_Data excerpt_:
▬▬▬▬▬▬
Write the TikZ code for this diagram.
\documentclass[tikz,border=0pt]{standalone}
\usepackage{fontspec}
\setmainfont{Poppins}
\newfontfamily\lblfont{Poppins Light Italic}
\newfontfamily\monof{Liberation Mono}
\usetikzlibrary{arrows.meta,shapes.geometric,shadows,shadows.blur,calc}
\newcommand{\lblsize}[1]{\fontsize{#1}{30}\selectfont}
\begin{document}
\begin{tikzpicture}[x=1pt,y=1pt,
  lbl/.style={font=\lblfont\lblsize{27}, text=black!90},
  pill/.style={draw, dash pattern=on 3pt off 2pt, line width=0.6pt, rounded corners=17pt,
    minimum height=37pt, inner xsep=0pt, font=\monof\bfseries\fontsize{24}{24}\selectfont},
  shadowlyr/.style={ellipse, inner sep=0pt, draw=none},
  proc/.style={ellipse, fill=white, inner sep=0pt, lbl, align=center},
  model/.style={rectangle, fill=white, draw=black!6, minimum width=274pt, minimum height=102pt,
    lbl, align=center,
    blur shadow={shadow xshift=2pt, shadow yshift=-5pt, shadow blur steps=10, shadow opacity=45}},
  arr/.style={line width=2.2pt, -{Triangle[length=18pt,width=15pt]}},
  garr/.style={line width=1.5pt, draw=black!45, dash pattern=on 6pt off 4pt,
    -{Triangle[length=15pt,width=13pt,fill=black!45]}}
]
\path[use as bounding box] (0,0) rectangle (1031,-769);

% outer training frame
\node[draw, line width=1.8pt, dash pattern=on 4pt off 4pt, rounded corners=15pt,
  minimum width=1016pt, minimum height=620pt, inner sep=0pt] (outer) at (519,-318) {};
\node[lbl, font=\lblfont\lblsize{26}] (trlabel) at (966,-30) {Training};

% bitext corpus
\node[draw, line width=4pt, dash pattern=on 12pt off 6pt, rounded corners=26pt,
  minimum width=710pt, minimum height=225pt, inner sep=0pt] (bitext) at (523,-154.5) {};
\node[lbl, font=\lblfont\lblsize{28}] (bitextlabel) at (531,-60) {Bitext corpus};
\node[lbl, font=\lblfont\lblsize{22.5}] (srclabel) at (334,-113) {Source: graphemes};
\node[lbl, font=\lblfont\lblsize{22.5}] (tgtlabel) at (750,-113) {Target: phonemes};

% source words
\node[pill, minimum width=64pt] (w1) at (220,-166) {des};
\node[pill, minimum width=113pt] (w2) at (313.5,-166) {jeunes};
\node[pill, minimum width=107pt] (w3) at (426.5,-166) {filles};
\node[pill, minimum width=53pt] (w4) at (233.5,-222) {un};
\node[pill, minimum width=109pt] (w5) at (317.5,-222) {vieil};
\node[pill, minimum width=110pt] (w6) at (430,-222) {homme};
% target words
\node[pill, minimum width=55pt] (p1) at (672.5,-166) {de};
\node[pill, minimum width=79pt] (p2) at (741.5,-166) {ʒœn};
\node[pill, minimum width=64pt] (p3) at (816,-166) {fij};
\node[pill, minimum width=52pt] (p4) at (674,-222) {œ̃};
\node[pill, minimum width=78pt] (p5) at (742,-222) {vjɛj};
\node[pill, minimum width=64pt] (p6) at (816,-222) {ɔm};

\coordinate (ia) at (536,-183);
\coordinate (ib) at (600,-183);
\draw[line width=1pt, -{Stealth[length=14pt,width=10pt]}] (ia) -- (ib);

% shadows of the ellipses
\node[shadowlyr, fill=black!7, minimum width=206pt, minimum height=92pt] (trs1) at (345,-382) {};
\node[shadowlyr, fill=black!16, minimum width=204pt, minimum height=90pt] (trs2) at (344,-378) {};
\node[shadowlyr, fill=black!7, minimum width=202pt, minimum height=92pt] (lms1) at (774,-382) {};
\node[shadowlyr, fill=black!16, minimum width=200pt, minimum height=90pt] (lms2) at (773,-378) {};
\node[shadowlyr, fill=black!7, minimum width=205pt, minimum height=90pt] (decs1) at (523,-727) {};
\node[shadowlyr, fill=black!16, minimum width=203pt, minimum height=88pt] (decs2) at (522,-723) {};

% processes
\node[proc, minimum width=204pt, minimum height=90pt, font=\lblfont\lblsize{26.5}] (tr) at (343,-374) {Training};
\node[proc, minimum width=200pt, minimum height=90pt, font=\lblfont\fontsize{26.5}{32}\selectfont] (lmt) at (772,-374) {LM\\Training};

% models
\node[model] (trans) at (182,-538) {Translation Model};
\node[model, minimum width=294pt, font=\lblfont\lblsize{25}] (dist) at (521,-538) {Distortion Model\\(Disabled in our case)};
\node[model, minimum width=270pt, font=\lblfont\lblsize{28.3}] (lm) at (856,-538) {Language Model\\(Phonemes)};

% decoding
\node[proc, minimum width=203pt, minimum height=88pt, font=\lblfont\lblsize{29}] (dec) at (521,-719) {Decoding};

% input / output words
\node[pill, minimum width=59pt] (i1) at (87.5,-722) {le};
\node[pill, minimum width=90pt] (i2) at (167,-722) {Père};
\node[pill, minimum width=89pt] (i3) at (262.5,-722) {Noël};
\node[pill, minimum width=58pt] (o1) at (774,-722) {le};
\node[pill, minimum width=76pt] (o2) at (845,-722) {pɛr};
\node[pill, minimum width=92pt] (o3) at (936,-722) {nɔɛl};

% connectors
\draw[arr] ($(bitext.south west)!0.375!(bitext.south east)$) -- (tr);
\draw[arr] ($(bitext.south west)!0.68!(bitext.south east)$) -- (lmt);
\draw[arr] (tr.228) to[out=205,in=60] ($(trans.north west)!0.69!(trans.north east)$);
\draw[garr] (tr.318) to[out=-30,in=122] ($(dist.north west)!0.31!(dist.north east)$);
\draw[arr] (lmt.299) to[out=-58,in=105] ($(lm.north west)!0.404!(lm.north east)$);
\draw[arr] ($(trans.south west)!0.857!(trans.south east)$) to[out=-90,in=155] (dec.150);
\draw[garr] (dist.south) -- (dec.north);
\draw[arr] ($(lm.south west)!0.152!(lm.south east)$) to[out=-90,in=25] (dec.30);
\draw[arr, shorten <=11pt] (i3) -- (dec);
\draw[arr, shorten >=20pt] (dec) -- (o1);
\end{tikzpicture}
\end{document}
▬▬▬▬▬▬
_Set exercise_: Give the material above again, word for word.

_Response to this task_:
Write the TikZ code for this diagram.
\documentclass[tikz,border=0pt]{standalone}
\usepackage{fontspec}
\setmainfont{Poppins}
\newfontfamily\lblfont{Poppins Light Italic}
\newfontfamily\monof{Liberation Mono}
\usetikzlibrary{arrows.meta,shapes.geometric,shadows,shadows.blur,calc}
\newcommand{\lblsize}[1]{\fontsize{#1}{30}\selectfont}
\begin{document}
\begin{tikzpicture}[x=1pt,y=1pt,
  lbl/.style={font=\lblfont\lblsize{27}, text=black!90},
  pill/.style={draw, dash pattern=on 3pt off 2pt, line width=0.6pt, rounded corners=17pt,
    minimum height=37pt, inner xsep=0pt, font=\monof\bfseries\fontsize{24}{24}\selectfont},
  shadowlyr/.style={ellipse, inner sep=0pt, draw=none},
  proc/.style={ellipse, fill=white, inner sep=0pt, lbl, align=center},
  model/.style={rectangle, fill=white, draw=black!6, minimum width=274pt, minimum height=102pt,
    lbl, align=center,
    blur shadow={shadow xshift=2pt, shadow yshift=-5pt, shadow blur steps=10, shadow opacity=45}},
  arr/.style={line width=2.2pt, -{Triangle[length=18pt,width=15pt]}},
  garr/.style={line width=1.5pt, draw=black!45, dash pattern=on 6pt off 4pt,
    -{Triangle[length=15pt,width=13pt,fill=black!45]}}
]
\path[use as bounding box] (0,0) rectangle (1031,-769);

% outer training frame
\node[draw, line width=1.8pt, dash pattern=on 4pt off 4pt, rounded corners=15pt,
  minimum width=1016pt, minimum height=620pt, inner sep=0pt] (outer) at (519,-318) {};
\node[lbl, font=\lblfont\lblsize{26}] (trlabel) at (966,-30) {Training};

% bitext corpus
\node[draw, line width=4pt, dash pattern=on 12pt off 6pt, rounded corners=26pt,
  minimum width=710pt, minimum height=225pt, inner sep=0pt] (bitext) at (523,-154.5) {};
\node[lbl, font=\lblfont\lblsize{28}] (bitextlabel) at (531,-60) {Bitext corpus};
\node[lbl, font=\lblfont\lblsize{22.5}] (srclabel) at (334,-113) {Source: graphemes};
\node[lbl, font=\lblfont\lblsize{22.5}] (tgtlabel) at (750,-113) {Target: phonemes};

% source words
\node[pill, minimum width=64pt] (w1) at (220,-166) {des};
\node[pill, minimum width=113pt] (w2) at (313.5,-166) {jeunes};
\node[pill, minimum width=107pt] (w3) at (426.5,-166) {filles};
\node[pill, minimum width=53pt] (w4) at (233.5,-222) {un};
\node[pill, minimum width=109pt] (w5) at (317.5,-222) {vieil};
\node[pill, minimum width=110pt] (w6) at (430,-222) {homme};
% target words
\node[pill, minimum width=55pt] (p1) at (672.5,-166) {de};
\node[pill, minimum width=79pt] (p2) at (741.5,-166) {ʒœn};
\node[pill, minimum width=64pt] (p3) at (816,-166) {fij};
\node[pill, minimum width=52pt] (p4) at (674,-222) {œ̃};
\node[pill, minimum width=78pt] (p5) at (742,-222) {vjɛj};
\node[pill, minimum width=64pt] (p6) at (816,-222) {ɔm};

\coordinate (ia) at (536,-183);
\coordinate (ib) at (600,-183);
\draw[line width=1pt, -{Stealth[length=14pt,width=10pt]}] (ia) -- (ib);

% shadows of the ellipses
\node[shadowlyr, fill=black!7, minimum width=206pt, minimum height=92pt] (trs1) at (345,-382) {};
\node[shadowlyr, fill=black!16, minimum width=204pt, minimum height=90pt] (trs2) at (344,-378) {};
\node[shadowlyr, fill=black!7, minimum width=202pt, minimum height=92pt] (lms1) at (774,-382) {};
\node[shadowlyr, fill=black!16, minimum width=200pt, minimum height=90pt] (lms2) at (773,-378) {};
\node[shadowlyr, fill=black!7, minimum width=205pt, minimum height=90pt] (decs1) at (523,-727) {};
\node[shadowlyr, fill=black!16, minimum width=203pt, minimum height=88pt] (decs2) at (522,-723) {};

% processes
\node[proc, minimum width=204pt, minimum height=90pt, font=\lblfont\lblsize{26.5}] (tr) at (343,-374) {Training};
\node[proc, minimum width=200pt, minimum height=90pt, font=\lblfont\fontsize{26.5}{32}\selectfont] (lmt) at (772,-374) {LM\\Training};

% models
\node[model] (trans) at (182,-538) {Translation Model};
\node[model, minimum width=294pt, font=\lblfont\lblsize{25}] (dist) at (521,-538) {Distortion Model\\(Disabled in our case)};
\node[model, minimum width=270pt, font=\lblfont\lblsize{28.3}] (lm) at (856,-538) {Language Model\\(Phonemes)};

% decoding
\node[proc, minimum width=203pt, minimum height=88pt, font=\lblfont\lblsize{29}] (dec) at (521,-719) {Decoding};

% input / output words
\node[pill, minimum width=59pt] (i1) at (87.5,-722) {le};
\node[pill, minimum width=90pt] (i2) at (167,-722) {Père};
\node[pill, minimum width=89pt] (i3) at (262.5,-722) {Noël};
\node[pill, minimum width=58pt] (o1) at (774,-722) {le};
\node[pill, minimum width=76pt] (o2) at (845,-722) {pɛr};
\node[pill, minimum width=92pt] (o3) at (936,-722) {nɔɛl};

% connectors
\draw[arr] ($(bitext.south west)!0.375!(bitext.south east)$) -- (tr);
\draw[arr] ($(bitext.south west)!0.68!(bitext.south east)$) -- (lmt);
\draw[arr] (tr.228) to[out=205,in=60] ($(trans.north west)!0.69!(trans.north east)$);
\draw[garr] (tr.318) to[out=-30,in=122] ($(dist.north west)!0.31!(dist.north east)$);
\draw[arr] (lmt.299) to[out=-58,in=105] ($(lm.north west)!0.404!(lm.north east)$);
\draw[arr] ($(trans.south west)!0.857!(trans.south east)$) to[out=-90,in=155] (dec.150);
\draw[garr] (dist.south) -- (dec.north);
\draw[arr] ($(lm.south west)!0.152!(lm.south east)$) to[out=-90,in=25] (dec.30);
\draw[arr, shorten <=11pt] (i3) -- (dec);
\draw[arr, shorten >=20pt] (dec) -- (o1);
\end{tikzpicture}
\end{document}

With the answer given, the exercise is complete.